The European Federation of Neurological Societies guidelines for treatment of TTH make general recommendations, which can be applied to children [47]. Simple analgesics and NSAIDs are first-line agents considered effective. The evidence for the efficacy of prophylaxis is limited; amitriptyline often is used, as in migraine, although more randomized controlled trials are needed [48]. Drugs blocking NO production may be effective for CTTH and deserve further exploration [49]. Ultimately, one important aspect of studies in this age group is the issue of expectation or high placebo rates, which can be accounted for with a crossover design. On the other hand, the high placebo rate may be used therapeutically.

Conclusions

To date, little is understood about the biological nature of TTH in children and adolescents. Growth and development with age are associated with many changes influencing the phenotypic expression of headache. Headache transformation in young children and adolescents is common, suggesting the possibility of similar biology at least in some patients. Prevalence estimates are limited by differences in methodological approaches including variability in diagnostic criteria. Studies based on identifying risk factors for frequent headache may better to identify at risk populations for TTH and migraine. Altogether, face-to-face structured interviews are optimal because longer histories of migraines over time or ‘”chronicity” may trend to more featureless CTTH [50, 51].

Future research is necessary to validate upcoming classifications of migraine and TTH, especially in children and adolescents.
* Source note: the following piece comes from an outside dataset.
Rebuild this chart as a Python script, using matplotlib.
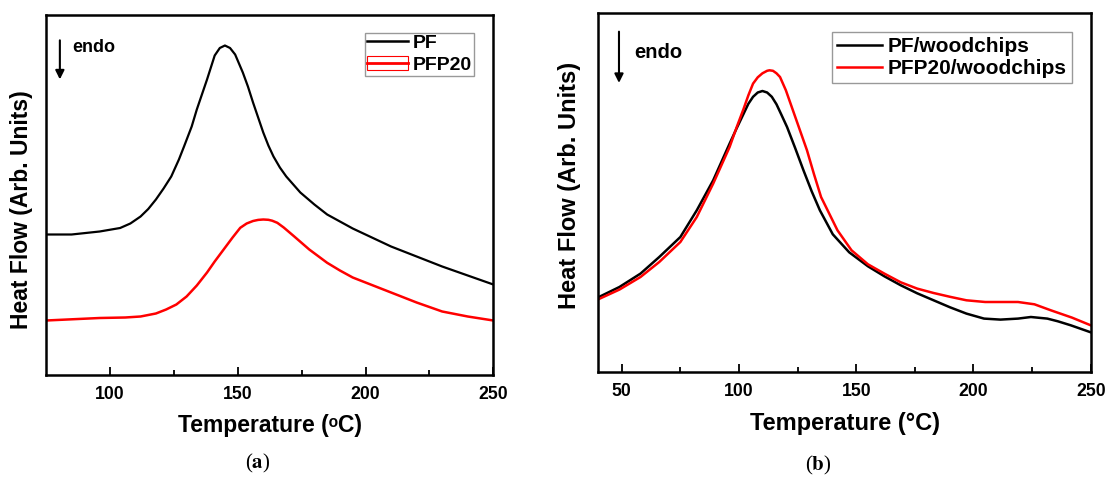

Ultimately, we await the point in our scientific understanding where TTH can be diagnosed beyond its clinical phenotype because the current classification leaves many children unclassifiable. It also is with great anticipation that models of head pain, identifications of biomarkers, or advances in imaging pave the way to a more biologically accurate diagnostic classification system. With these goals in mind, we will be on our way to ascertain the true impact of the disorder, develop the best treatments, and effectively reduce disability.